18 Mar 2012 – New York

I love a good plate of fish and chips. I also love a good chance to compare the software development field to a completely separate industry. It’s a great way to find solutions to problems that have been solved decades ago in other fields (genealogy for example) and it helps to keep me grounded in the good ’ol practical reality.

I came across a great example of this today while watching Diners, Drive-Ins and Dives with Guy Fieri. It involves the owner of a fish and chips shop (Grant) talking to Guy about how they make their Toad in the Hole. There is a clip of the sequence here.

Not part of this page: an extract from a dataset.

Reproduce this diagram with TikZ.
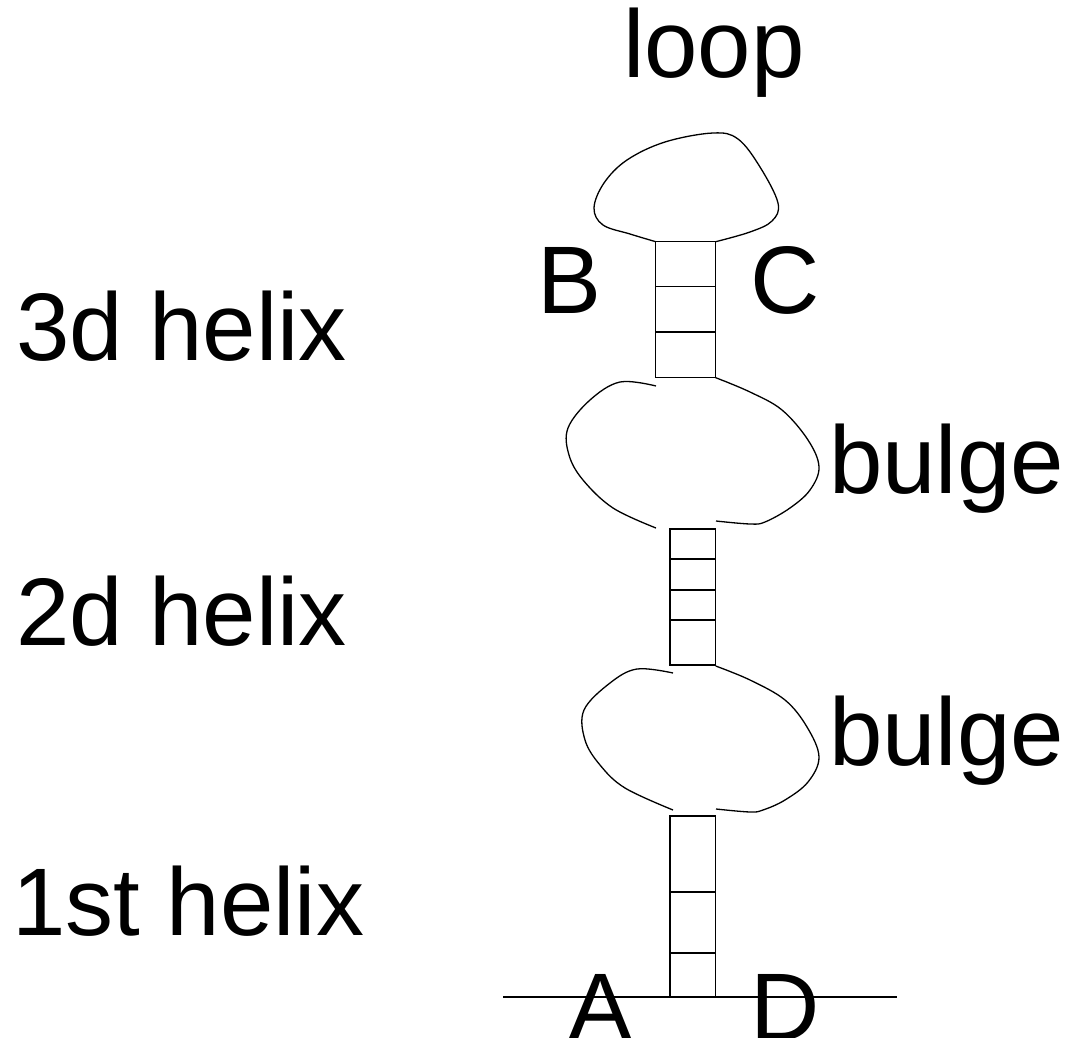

Fast forward to about 5:10. For those unable to watch, the clip goes like this:

Guy: And the gravy? Mirepoix, drippings from the sausage?
Grant: Yeah, no none of that.
Guy: None of that?
Grant: We're not looking to make that kind of gravy. What we're
looking for is a fish 'n chips shop gravy, and the best way we've 
been able to replicate that, with no shame, is a powdered gravy.
Guy: Seriously?
Grant: Seriously.

This dialogue jumped out at me. Guy was expecting this renowned shop to be using an industry-standard technique, but the chef had decided to do otherwise. He was using something which would certainly be considered inferior (powdered gravy) and even shameful by some, but he was doing it because he thought it gave him the best result. He ignored the fact that it was not industry-standard, that it was not the pretty solution, that it was even considered shameful. He ignored all of that because he knew it would result in a better experience for his users.

I imagined him posting his recipe to his equivalent of Hacker News and being ridiculed by all of the other chefs for using a powdered gravy.

Sometimes, we software developers get caught up trying to make perfect software and forget that what matters most is what we deliver to our users. Looking to other industries helps remind us of that.